After checking into customs and immigration and rested for the night, we moved a few miles over to a nearby bay where we had the anchorage all to ourselves (a rarity in the busy Caribbean)! We probably were blessed by this peaceful, solitary anchorage because the popular cruising guide states "the entrance by yacht is tricky and should only be attempted by experienced reef navigators". (I think the entrance was straightforward if you keep a good eye out for reefs). It is great to be cruising and swimming again; although the underwater life and visibility is disappointing so far.

Continuing along the south coast of Grenada, we visited the popular Hog Island and Mt. Hartman anchorages. Then, on a squally day, with variable winds and rains, we motor-sailed up to the small island of Carriacou — located in the southern Grenadines. The long-term forecast was unfavorable for our next big passage north to Martinique; so we anchored in well-protected Tyrrel bay and prepared to stay a while.

Marauding Cats of Carriacou (Nov 27, 2003 - 12°27´N, 61°29´W)

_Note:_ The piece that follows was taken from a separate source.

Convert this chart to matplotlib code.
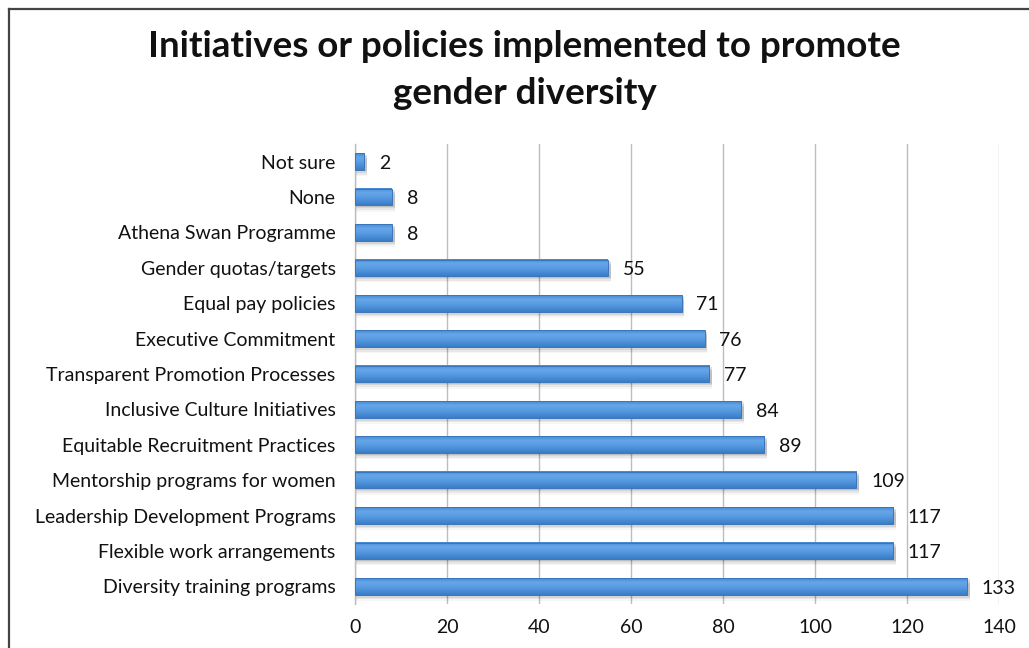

The blustery, rainy weather continued. On Thanksgiving afternoon an announcement on the VHF radio indicated two catamarans in Tyrrel Bay were dragging their anchors. Peering through the driving rain we saw a large Catana catamaran 100 yards upwind of us dragging quickly down toward us. I hopped in the dinghy and pushed the unmanned marauder sideways as Katherine deployed some fenders and prepared to take evasive action. With the help of another cruiser in a dinghy, we were able to force the dragging catamaran to the side until it bumped past Squiz (with no damage). Then I climbed aboard the catamaran, let out more anchor chain, and deployed their second anchor. Meanwhile, the second unmanned dragging catamaran was bearing down on two other monohulls. Using similar tactics we fended off the second unoccupied beast, until the monohulls safely weighed anchor and moved out of the evil catamaran's path.